Fear reinforced that conditioning. Even small lies carried warnings of divine punishment. Guilt followed naturally. Whenever mistakes happened, the chapel became the place to seek forgiveness. I was always given the Good Conduct badge, and I was the teacher’s favourite.
Over time, silence became instinctive rather than intentional. That training did not disappear after graduation.
When Guilt Became My Default Setting
Adulthood carried the same patterns forward. I spoke gently, avoided confrontation, and apologised before anyone demanded one. If I withheld information to protect myself, guilt surfaced. If I asserted a preference, anxiety followed.
Because approval felt safer than disagreement, I gave freely. Time, emotional labour, and energy flowed outward without calculation. Generosity felt virtuous; depletion felt private.
Eventually, exhaustion forced reflection.
I began to notice how often I sacrificed comfort to maintain harmony. I also noticed how easily people accepted that sacrifice. The more available I remained, the less visible my limits became. That realisation changed everything.
What Life Taught Me Instead

Experience proved to be a far stricter teacher than school. Disappointment revealed an imbalance. Overgiving exposed emotional cost. Gradually, I understood that kindness without boundaries invites quiet resentment.
Once I began protecting my time, dynamics shifted. Clear limits created clarity in relationships. Fewer apologies reduced anxiety. Honest conversations strengthened self-respect.
Life taught me that goodness does not require self-erasure. Compassion does not demand self-neglect. Strength can exist without harshness.
Those insights never appeared in any curriculum.
How Travel Expanded My Perspective

Travel added another layer to this education. Exposure to different cultures disrupted the narrow definitions I had internalised. In some communities, women expressed themselves without hesitation. In others, faith is centred on celebration rather than fear.
History offered context. Geography fostered humility. Language revealed identity.
Through travel, I realised that many beliefs I once considered universal were simply local traditions.
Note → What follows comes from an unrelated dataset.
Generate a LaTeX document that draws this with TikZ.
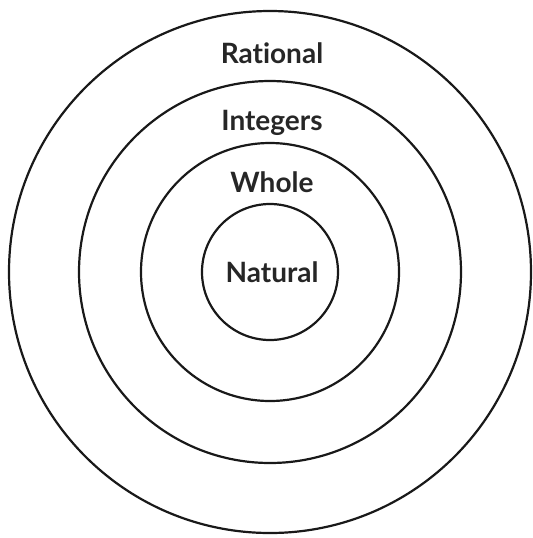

That awareness loosened the grip of guilt. Perspective replaced fear. Curiosity replaced judgment. The world became larger, and my inner world expanded with it.
The Most Valuable Lesson of All

Among all the lessons school didn’t teach me, one stands above the rest: my voice does not diminish my virtue.
Today, I remain generous, but I measure my giving. I care deeply, but I protect my peace. I speak thoughtfully, yet I no longer silence myself to appear agreeable.
Education gave me structure. Experience gave me resilience. Travel gave me perspective. Life gave me discernment.